Назад к подготовке

Офлайн-оценка дополняющих fashion-рекомендаций

Офлайн-оценка дополняющих fashion-рекомендаций

Ответить самому

Сначала сформулируйте ответ как на собеседовании, затем откройте разбор и оцените себя.

Загрузка

Короткий ответ

Evaluate retrieval with recall@K against outfit/compatibility labels, evaluate reranking with list quality and business proxies, and add human/style review for visual compatibility and diversity.

Полный разбор

Separate retrieval and reranking. For candidate generation, use outfit datasets, stylist labels, VLM-prelabeled data reviewed by humans, or historical co-engagement where appropriate. Measure recall@K, category coverage and how often a compatible item appears in the candidate set.

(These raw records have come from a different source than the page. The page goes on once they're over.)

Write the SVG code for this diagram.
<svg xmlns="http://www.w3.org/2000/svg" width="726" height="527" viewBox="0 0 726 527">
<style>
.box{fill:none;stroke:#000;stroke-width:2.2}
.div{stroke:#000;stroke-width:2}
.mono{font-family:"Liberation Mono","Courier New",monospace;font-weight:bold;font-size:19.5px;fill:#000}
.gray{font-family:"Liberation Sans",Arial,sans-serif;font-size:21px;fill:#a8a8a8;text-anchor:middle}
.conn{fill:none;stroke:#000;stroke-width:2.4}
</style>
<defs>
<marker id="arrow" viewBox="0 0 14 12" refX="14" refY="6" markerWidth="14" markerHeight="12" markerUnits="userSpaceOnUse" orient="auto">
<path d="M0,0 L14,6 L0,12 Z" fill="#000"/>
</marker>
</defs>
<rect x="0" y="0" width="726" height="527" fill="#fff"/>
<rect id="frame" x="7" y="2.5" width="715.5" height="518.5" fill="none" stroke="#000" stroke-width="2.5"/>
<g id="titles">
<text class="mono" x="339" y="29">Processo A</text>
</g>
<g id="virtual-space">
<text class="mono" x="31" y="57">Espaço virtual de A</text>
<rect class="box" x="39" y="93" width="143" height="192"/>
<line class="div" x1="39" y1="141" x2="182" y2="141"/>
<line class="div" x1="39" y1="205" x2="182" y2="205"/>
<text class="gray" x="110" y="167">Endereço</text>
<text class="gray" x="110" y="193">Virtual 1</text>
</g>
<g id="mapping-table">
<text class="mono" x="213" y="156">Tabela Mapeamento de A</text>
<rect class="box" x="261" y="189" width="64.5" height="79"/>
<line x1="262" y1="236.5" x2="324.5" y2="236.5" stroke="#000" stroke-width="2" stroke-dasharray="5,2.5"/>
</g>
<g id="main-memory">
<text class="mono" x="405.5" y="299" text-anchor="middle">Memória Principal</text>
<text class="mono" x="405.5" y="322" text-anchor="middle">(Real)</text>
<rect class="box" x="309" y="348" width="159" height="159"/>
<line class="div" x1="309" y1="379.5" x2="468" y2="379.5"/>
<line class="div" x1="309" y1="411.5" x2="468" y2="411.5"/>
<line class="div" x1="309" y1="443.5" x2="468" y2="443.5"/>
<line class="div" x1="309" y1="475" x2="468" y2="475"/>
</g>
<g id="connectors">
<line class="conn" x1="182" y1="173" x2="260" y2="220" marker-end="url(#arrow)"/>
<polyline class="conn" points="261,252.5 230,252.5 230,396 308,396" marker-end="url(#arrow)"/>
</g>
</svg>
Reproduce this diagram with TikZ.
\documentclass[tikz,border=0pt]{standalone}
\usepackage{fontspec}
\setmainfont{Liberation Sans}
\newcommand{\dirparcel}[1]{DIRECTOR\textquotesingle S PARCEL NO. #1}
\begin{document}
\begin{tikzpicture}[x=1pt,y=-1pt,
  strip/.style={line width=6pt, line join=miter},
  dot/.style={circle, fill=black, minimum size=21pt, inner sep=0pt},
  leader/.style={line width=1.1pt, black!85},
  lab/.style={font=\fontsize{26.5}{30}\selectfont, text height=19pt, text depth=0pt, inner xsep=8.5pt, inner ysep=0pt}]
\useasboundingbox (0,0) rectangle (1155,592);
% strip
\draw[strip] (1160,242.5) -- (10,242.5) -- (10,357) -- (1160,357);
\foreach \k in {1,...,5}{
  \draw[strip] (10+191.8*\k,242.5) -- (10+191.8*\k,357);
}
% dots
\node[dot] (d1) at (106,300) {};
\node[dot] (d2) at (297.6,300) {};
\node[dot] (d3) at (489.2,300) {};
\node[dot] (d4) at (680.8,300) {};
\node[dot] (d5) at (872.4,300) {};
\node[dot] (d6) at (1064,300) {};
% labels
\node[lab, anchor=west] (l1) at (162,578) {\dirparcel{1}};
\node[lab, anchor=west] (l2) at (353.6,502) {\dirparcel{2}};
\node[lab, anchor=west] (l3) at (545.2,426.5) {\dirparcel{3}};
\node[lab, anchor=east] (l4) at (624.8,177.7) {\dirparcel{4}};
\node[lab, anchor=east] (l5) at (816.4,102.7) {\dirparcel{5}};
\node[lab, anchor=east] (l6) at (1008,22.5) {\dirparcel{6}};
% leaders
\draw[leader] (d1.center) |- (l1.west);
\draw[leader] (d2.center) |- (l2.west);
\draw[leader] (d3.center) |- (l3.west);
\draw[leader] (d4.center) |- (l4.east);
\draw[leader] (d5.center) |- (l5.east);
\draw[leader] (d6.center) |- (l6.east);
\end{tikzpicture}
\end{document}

For reranking, pointwise metrics are not enough because the final list should look like a coherent outfit. Add list-level metrics such as category diversity, intra-list similarity, price/availability constraints, brand/category balance and business proxies such as expected conversion or revenue.

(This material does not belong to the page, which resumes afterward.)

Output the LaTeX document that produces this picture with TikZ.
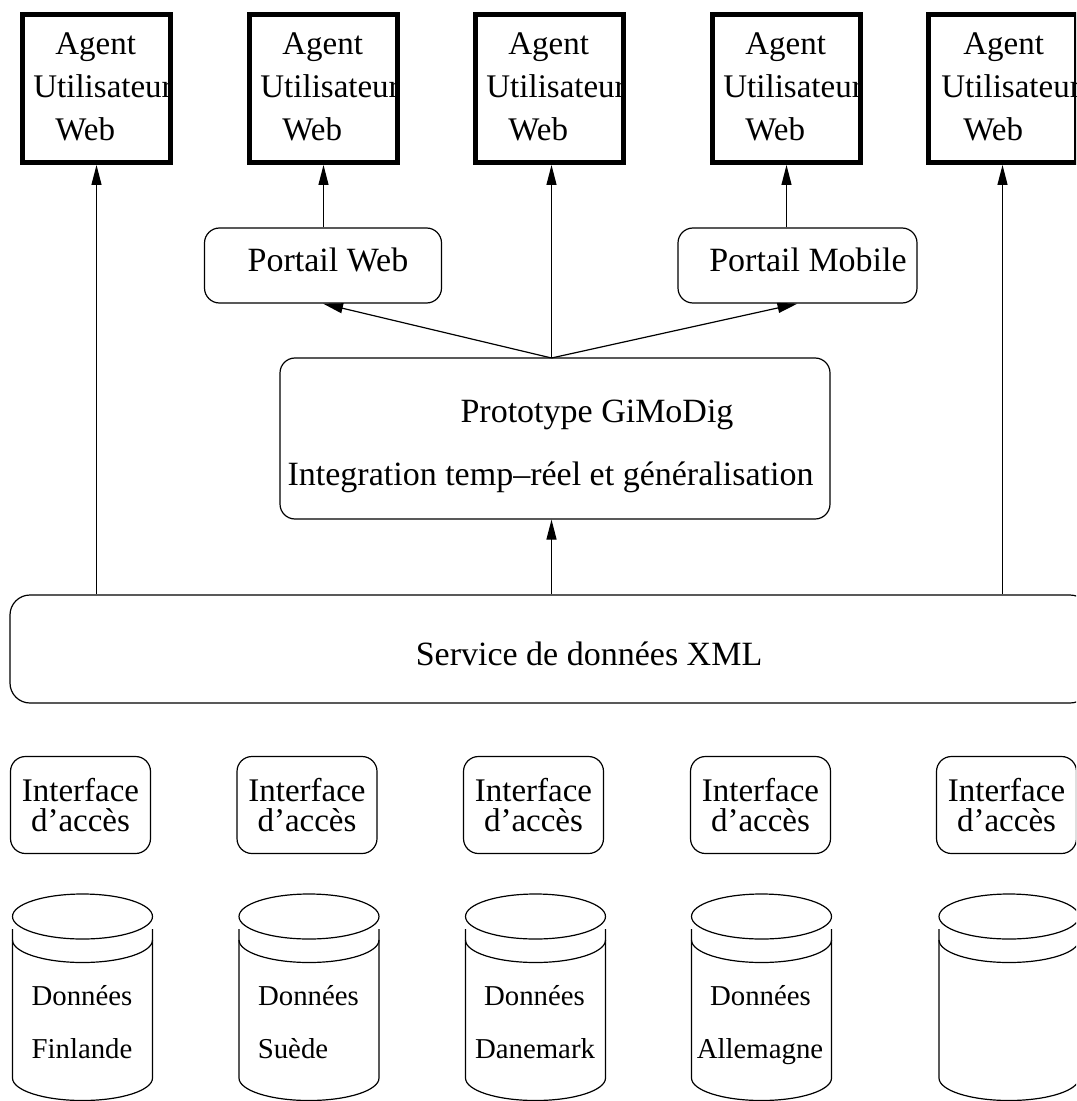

Finally, inspect examples with domain reviewers. Fashion compatibility has subjective and visual aspects, so offline numerical metrics should be paired with structured human review before online A/B testing.

Теория

Complementary recommendations need both relevance and list-level compatibility; retrieval recall alone does not prove the final outfit is useful.

Типичные ошибки

  • Use only co-clicks and call them ground truth for style compatibility.
  • Evaluate candidate generator and ranker with the same metric.
  • Ignore category diversity in outfit recommendations.
  • Skip human review for a visual-style product.

Как отвечать на собеседовании

  • State which metric belongs to retrieval and which belongs to reranking.
  • Mention stylist or human review as a calibration layer.